- Aim of the task:
Exclude the pictures, then repeat the remaining data exactly.

- Source material:
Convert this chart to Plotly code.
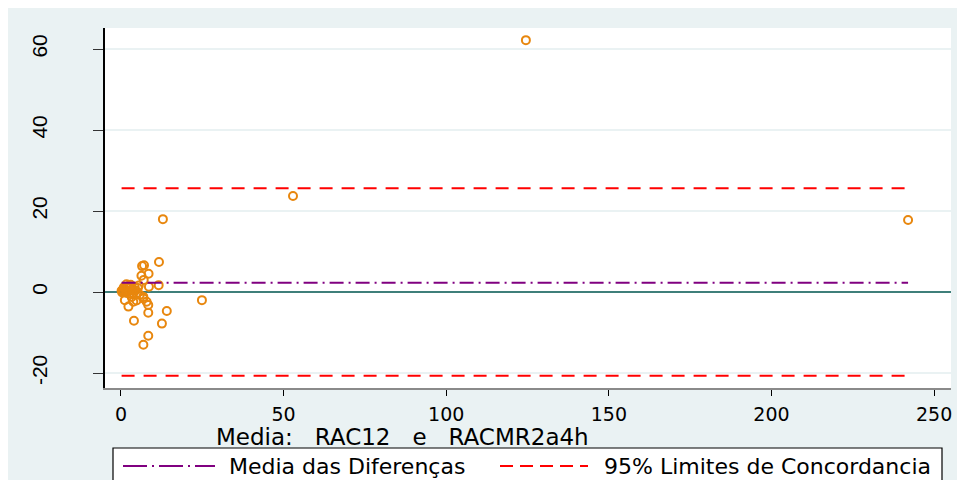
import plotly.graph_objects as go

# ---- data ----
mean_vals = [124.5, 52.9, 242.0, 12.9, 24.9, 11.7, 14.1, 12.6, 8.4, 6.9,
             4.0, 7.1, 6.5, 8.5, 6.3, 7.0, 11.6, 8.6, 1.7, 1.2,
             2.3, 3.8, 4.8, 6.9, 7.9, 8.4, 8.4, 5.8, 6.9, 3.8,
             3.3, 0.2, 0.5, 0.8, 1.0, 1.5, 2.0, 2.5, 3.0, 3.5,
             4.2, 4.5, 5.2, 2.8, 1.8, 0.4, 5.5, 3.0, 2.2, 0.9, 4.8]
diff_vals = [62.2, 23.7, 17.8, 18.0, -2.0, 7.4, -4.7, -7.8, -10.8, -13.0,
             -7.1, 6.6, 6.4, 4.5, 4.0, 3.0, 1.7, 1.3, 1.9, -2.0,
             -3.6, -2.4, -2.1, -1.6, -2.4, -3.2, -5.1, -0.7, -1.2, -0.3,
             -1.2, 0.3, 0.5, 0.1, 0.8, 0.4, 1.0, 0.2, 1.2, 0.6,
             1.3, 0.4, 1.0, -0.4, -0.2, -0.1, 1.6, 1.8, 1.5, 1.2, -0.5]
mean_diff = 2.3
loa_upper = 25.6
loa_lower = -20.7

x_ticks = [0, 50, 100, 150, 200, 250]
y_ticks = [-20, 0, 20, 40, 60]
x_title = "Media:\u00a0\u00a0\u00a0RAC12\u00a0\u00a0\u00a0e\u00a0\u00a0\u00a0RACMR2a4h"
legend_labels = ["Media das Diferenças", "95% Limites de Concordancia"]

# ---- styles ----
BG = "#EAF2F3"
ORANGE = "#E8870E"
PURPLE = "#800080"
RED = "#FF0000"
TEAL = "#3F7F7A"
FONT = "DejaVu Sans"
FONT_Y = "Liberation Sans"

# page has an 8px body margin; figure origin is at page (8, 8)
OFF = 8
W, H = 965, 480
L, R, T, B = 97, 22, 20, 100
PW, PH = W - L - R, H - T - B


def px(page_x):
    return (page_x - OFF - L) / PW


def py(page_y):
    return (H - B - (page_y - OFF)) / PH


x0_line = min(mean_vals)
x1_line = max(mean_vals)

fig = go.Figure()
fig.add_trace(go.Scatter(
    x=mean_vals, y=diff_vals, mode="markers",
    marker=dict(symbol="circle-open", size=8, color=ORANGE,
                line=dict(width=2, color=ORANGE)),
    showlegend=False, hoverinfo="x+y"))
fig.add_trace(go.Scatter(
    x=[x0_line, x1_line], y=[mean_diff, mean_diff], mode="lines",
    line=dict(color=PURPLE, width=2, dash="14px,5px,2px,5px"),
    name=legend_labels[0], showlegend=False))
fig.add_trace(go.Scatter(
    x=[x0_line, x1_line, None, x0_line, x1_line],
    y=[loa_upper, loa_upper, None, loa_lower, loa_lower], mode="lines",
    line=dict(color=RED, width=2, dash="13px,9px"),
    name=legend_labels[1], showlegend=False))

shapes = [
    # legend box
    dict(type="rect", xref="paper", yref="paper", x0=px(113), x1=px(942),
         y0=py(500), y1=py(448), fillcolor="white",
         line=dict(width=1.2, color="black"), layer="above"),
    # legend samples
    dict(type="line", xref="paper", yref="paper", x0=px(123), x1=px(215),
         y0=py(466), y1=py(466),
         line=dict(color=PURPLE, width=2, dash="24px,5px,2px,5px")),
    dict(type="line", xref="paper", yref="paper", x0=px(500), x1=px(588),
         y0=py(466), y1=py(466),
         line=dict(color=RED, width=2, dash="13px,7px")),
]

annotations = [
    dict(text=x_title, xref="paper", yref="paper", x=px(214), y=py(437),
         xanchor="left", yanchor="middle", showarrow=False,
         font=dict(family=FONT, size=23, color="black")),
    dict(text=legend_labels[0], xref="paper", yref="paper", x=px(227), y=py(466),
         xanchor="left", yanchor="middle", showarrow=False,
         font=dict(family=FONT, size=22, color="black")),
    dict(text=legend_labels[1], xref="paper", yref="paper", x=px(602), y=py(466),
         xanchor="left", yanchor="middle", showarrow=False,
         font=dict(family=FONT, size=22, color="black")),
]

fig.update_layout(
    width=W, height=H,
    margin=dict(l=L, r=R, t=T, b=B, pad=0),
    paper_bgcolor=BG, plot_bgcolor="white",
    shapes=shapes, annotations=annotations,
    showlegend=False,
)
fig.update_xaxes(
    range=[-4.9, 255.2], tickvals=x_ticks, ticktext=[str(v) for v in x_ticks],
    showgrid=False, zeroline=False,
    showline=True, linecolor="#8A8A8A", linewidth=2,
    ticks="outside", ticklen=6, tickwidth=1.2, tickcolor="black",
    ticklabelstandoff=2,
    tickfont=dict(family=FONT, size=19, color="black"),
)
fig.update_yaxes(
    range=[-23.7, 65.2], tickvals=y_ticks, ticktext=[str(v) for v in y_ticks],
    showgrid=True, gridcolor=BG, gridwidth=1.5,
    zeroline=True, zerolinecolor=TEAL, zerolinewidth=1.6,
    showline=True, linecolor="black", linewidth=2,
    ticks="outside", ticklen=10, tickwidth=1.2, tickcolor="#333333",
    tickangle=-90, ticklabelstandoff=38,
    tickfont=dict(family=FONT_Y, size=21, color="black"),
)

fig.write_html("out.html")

- Worked solution:
Convert this chart to Plotly code.
import plotly.graph_objects as go

# ---- data ----
mean_vals = [124.5, 52.9, 242.0, 12.9, 24.9, 11.7, 14.1, 12.6, 8.4, 6.9,
             4.0, 7.1, 6.5, 8.5, 6.3, 7.0, 11.6, 8.6, 1.7, 1.2,
             2.3, 3.8, 4.8, 6.9, 7.9, 8.4, 8.4, 5.8, 6.9, 3.8,
             3.3, 0.2, 0.5, 0.8, 1.0, 1.5, 2.0, 2.5, 3.0, 3.5,
             4.2, 4.5, 5.2, 2.8, 1.8, 0.4, 5.5, 3.0, 2.2, 0.9, 4.8]
diff_vals = [62.2, 23.7, 17.8, 18.0, -2.0, 7.4, -4.7, -7.8, -10.8, -13.0,
             -7.1, 6.6, 6.4, 4.5, 4.0, 3.0, 1.7, 1.3, 1.9, -2.0,
             -3.6, -2.4, -2.1, -1.6, -2.4, -3.2, -5.1, -0.7, -1.2, -0.3,
             -1.2, 0.3, 0.5, 0.1, 0.8, 0.4, 1.0, 0.2, 1.2, 0.6,
             1.3, 0.4, 1.0, -0.4, -0.2, -0.1, 1.6, 1.8, 1.5, 1.2, -0.5]
mean_diff = 2.3
loa_upper = 25.6
loa_lower = -20.7

x_ticks = [0, 50, 100, 150, 200, 250]
y_ticks = [-20, 0, 20, 40, 60]
x_title = "Media:\u00a0\u00a0\u00a0RAC12\u00a0\u00a0\u00a0e\u00a0\u00a0\u00a0RACMR2a4h"
legend_labels = ["Media das Diferenças", "95% Limites de Concordancia"]

# ---- styles ----
BG = "#EAF2F3"
ORANGE = "#E8870E"
PURPLE = "#800080"
RED = "#FF0000"
TEAL = "#3F7F7A"
FONT = "DejaVu Sans"
FONT_Y = "Liberation Sans"

# page has an 8px body margin; figure origin is at page (8, 8)
OFF = 8
W, H = 965, 480
L, R, T, B = 97, 22, 20, 100
PW, PH = W - L - R, H - T - B


def px(page_x):
    return (page_x - OFF - L) / PW


def py(page_y):
    return (H - B - (page_y - OFF)) / PH


x0_line = min(mean_vals)
x1_line = max(mean_vals)

fig = go.Figure()
fig.add_trace(go.Scatter(
    x=mean_vals, y=diff_vals, mode="markers",
    marker=dict(symbol="circle-open", size=8, color=ORANGE,
                line=dict(width=2, color=ORANGE)),
    showlegend=False, hoverinfo="x+y"))
fig.add_trace(go.Scatter(
    x=[x0_line, x1_line], y=[mean_diff, mean_diff], mode="lines",
    line=dict(color=PURPLE, width=2, dash="14px,5px,2px,5px"),
    name=legend_labels[0], showlegend=False))
fig.add_trace(go.Scatter(
    x=[x0_line, x1_line, None, x0_line, x1_line],
    y=[loa_upper, loa_upper, None, loa_lower, loa_lower], mode="lines",
    line=dict(color=RED, width=2, dash="13px,9px"),
    name=legend_labels[1], showlegend=False))

shapes = [
    # legend box
    dict(type="rect", xref="paper", yref="paper", x0=px(113), x1=px(942),
         y0=py(500), y1=py(448), fillcolor="white",
         line=dict(width=1.2, color="black"), layer="above"),
    # legend samples
    dict(type="line", xref="paper", yref="paper", x0=px(123), x1=px(215),
         y0=py(466), y1=py(466),
         line=dict(color=PURPLE, width=2, dash="24px,5px,2px,5px")),
    dict(type="line", xref="paper", yref="paper", x0=px(500), x1=px(588),
         y0=py(466), y1=py(466),
         line=dict(color=RED, width=2, dash="13px,7px")),
]

annotations = [
    dict(text=x_title, xref="paper", yref="paper", x=px(214), y=py(437),
         xanchor="left", yanchor="middle", showarrow=False,
         font=dict(family=FONT, size=23, color="black")),
    dict(text=legend_labels[0], xref="paper", yref="paper", x=px(227), y=py(466),
         xanchor="left", yanchor="middle", showarrow=False,
         font=dict(family=FONT, size=22, color="black")),
    dict(text=legend_labels[1], xref="paper", yref="paper", x=px(602), y=py(466),
         xanchor="left", yanchor="middle", showarrow=False,
         font=dict(family=FONT, size=22, color="black")),
]

fig.update_layout(
    width=W, height=H,
    margin=dict(l=L, r=R, t=T, b=B, pad=0),
    paper_bgcolor=BG, plot_bgcolor="white",
    shapes=shapes, annotations=annotations,
    showlegend=False,
)
fig.update_xaxes(
    range=[-4.9, 255.2], tickvals=x_ticks, ticktext=[str(v) for v in x_ticks],
    showgrid=False, zeroline=False,
    showline=True, linecolor="#8A8A8A", linewidth=2,
    ticks="outside", ticklen=6, tickwidth=1.2, tickcolor="black",
    ticklabelstandoff=2,
    tickfont=dict(family=FONT, size=19, color="black"),
)
fig.update_yaxes(
    range=[-23.7, 65.2], tickvals=y_ticks, ticktext=[str(v) for v in y_ticks],
    showgrid=True, gridcolor=BG, gridwidth=1.5,
    zeroline=True, zerolinecolor=TEAL, zerolinewidth=1.6,
    showline=True, linecolor="black", linewidth=2,
    ticks="outside", ticklen=10, tickwidth=1.2, tickcolor="#333333",
    tickangle=-90, ticklabelstandoff=38,
    tickfont=dict(family=FONT_Y, size=21, color="black"),
)

fig.write_html("out.html")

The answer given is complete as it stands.